In a study published in PLOS Medicine, the authors developed a method to use limited data to derive unbiased estimates of transmissibility. The mathematical model uses data from standard case investigations, including the proportion of cases infected by the natural reservoir, to estimate the pandemic potential of a zoonotic virus. The scientists applied the new approach to assess human-to-human transmissibility of H1N1v, H1N2v and H3N2v, Nipah virus and Vibrio cholerae.
The study demonstrated the applicability of the novel approach during zoonotic and certain non-zoonotic outbreaks in estimating the number of individuals infected by a case.

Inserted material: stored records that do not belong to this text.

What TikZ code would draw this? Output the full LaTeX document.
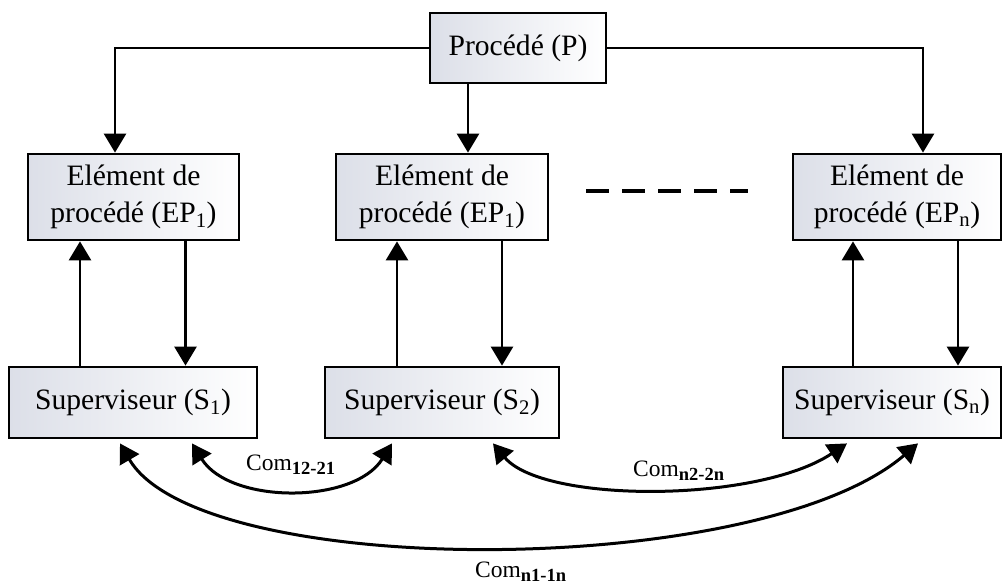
\documentclass[tikz,border=0pt]{standalone}
\usepackage{fontspec}
\setmainfont{Liberation Serif}
\usetikzlibrary{arrows.meta}
\definecolor{boxshade}{RGB}{220,223,232}
% bold, lowered index used in the communication labels
\newcommand\comidx[1]{\raisebox{-4pt}{\fontsize{18.5}{20}\selectfont\bfseries #1}}
\begin{document}
\begin{tikzpicture}[x=1pt,y=-1pt,
  box/.style={draw, line width=2.8pt, left color=boxshade, right color=white,
    inner sep=0pt, align=center, font=\fontsize{29.6}{37}\selectfont},
  arr/.style={line width=2.8pt, -{Triangle[length=19pt,width=22pt]}},
  dblarr/.style={line width=3pt, {Triangle[length=19pt,width=22pt]}-{Triangle[length=19pt,width=22pt]}},
  comlabel/.style={anchor=base west, inner sep=0pt, font=\fontsize{23.5}{28}\selectfont}]
\useasboundingbox (0,0) rectangle (1003,583);

% process
\node[box, minimum width=176pt, minimum height=70pt] (P) at (518,48) {Procédé (P)};

% process elements
\node[box, minimum width=211pt, minimum height=86pt] (EP1) at (133.5,197) {Elément de\\procédé (EP\textsubscript{1})};
\node[box, minimum width=212pt, minimum height=86pt] (EP2) at (442,197) {Elément de\\procédé (EP\textsubscript{1})};
\node[box, minimum width=208pt, minimum height=86pt] (EPn) at (897,197) {Elément de\\procédé (EP\textsubscript{n})};

% supervisors
\node[box, minimum width=248pt, minimum height=71pt] (S1) at (133,402.5) {Superviseur (S\textsubscript{1})};
\node[box, minimum width=234pt, minimum height=71pt] (S2) at (442,402.5) {Superviseur (S\textsubscript{2})};
\node[box, minimum width=218pt, minimum height=71pt] (Sn) at (892,402.5) {Superviseur (S\textsubscript{n})};

% process to elements
\draw[arr] (P.west) -| ([xshift=-18.5pt]EP1.north);
\draw[arr] (P.east) -| ([xshift=26pt]EPn.north);
\draw[arr] ([xshift=-50pt]P.south) -- ([xshift=26pt]EP2.north);

% elided elements
\draw[line width=3.5pt, dash pattern=on 23pt off 13pt]
  ([xshift=37pt,yshift=6pt]EP2.east) -- ([xshift=-44pt,yshift=6pt]EPn.west);

% element / supervisor loops
\draw[arr] ([xshift=-53pt]S1.north) -- ([xshift=-53pt]S1.north |- EP1.south);
\draw[arr] ([xshift=52pt]EP1.south) -- ([xshift=52pt]EP1.south |- S1.north);
\draw[arr] ([xshift=-45pt]S2.north) -- ([xshift=-45pt]S2.north |- EP2.south);
\draw[arr] ([xshift=60pt]EP2.south) -- ([xshift=60pt]EP2.south |- S2.north);
\draw[arr] ([xshift=-39pt]Sn.north) -- ([xshift=-39pt]Sn.north |- EPn.south);
\draw[arr] ([xshift=61pt]EPn.south) -- ([xshift=61pt]EPn.south |- Sn.north);

% communication between supervisors
\draw[dblarr] ([xshift=59pt,yshift=-4pt]S1.south) .. controls +(38,61) and +(-38,61) .. ([xshift=-50pt,yshift=-4pt]S2.south);
\draw[dblarr] ([xshift=51pt,yshift=-4pt]S2.south) .. controls +(50,60) and +(-90,60) .. ([xshift=-45pt,yshift=-4pt]Sn.south);
\draw[dblarr] ([xshift=-13pt,yshift=-4pt]S1.south) .. controls +(80,137) and +(-160,137) .. ([xshift=26pt,yshift=-4pt]Sn.south);

\node[comlabel] (c12) at (246,470) {Com\comidx{12-21}};
\node[comlabel] (cn2) at (633,476) {Com\comidx{n2-2n}};
\node[comlabel] (cn1) at (475,577) {Com\comidx{n1-1n}};
\end{tikzpicture}
\end{document}
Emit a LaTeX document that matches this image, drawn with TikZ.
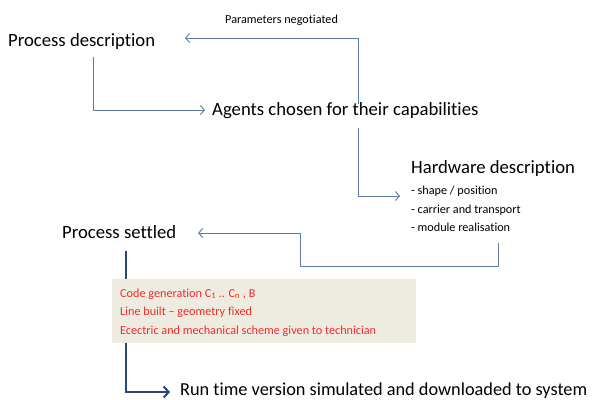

The new model may impact public health policy because of the large numbers of people that could possibly be infected by emerging diseases. Zoonotic viruses primarily cause occasional infections in human populations because the pathogens are poorly adapted for sustaining human-to-human transmission, though the viruses are under strong selective pressure to adapt for transmitting to humans, according to MedicalNewsToday.com.